It's only a part-time position, thirty hours, but I am so tired of having nothing to do. Having unlimited free time is really boring - and stressful. Which is weird, because really what do I have to stress about? Which is what I think annoys me the most. I get all panicky because I'm not doing anything... and there's no reason to be stressed. I need logic for my emotions. This, of course, stresses me out even more. It's been a viciously circular month in my head.

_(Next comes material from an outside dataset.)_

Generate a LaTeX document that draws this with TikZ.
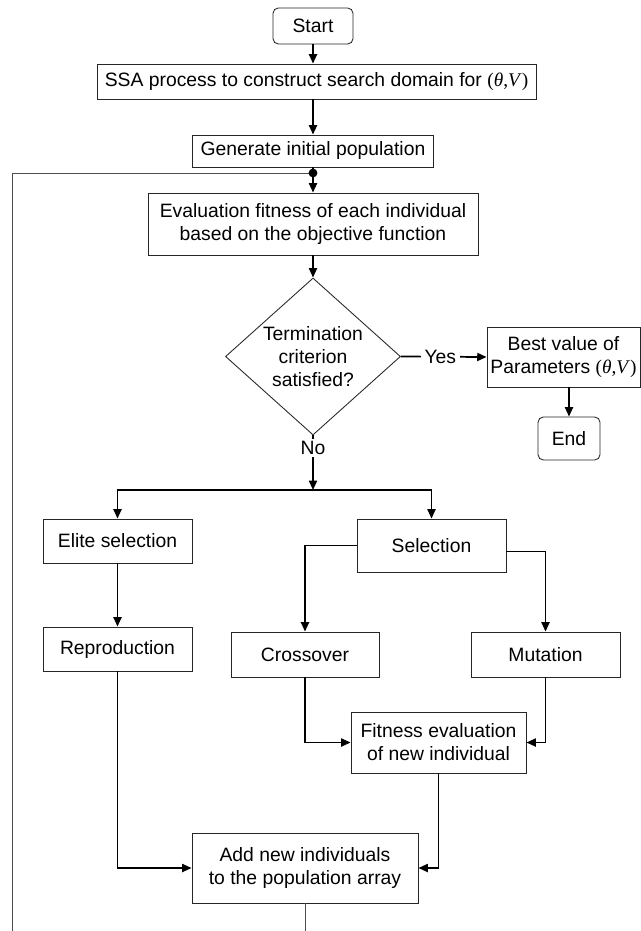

Anyway, Job #1 is in a library at a community college. The job itself doesn't have me worried, I can libraratize like no one's buisness, but the interview is not going to be pretty. I don't do well in conversations. Then again, the woman already had to put up with my abysmal phone skills and still wants to interview me, so maybe there's hope here. I am very much not exaggerating here. I wish I was. But the rudiments of conversation are so darn hard. Like, when you're setting up a time, how do you wrangle around to a time within two minutes? I'm sure it's possible. Yet, I always wind up spending an eternity trying to strike a balance between convincing the interviewer that my schedule is open for her convenience and making random guesses at a good time after I've already basically told her I have no life, so pick a time she can fit me in and I'll show up. Also, how do you hang up? I say 'thank you,' then he says 'thank you,' and then there's dead air. Should I say 'goodbye?' That seems abrupt coming from a prospective employee, shouldn't he end it since he's the one who called? All this runs through my head during a phone call. At the end, I'm left with sweaty palms and the vague feeling that I said something idiotic, but I'm not sure what exactly.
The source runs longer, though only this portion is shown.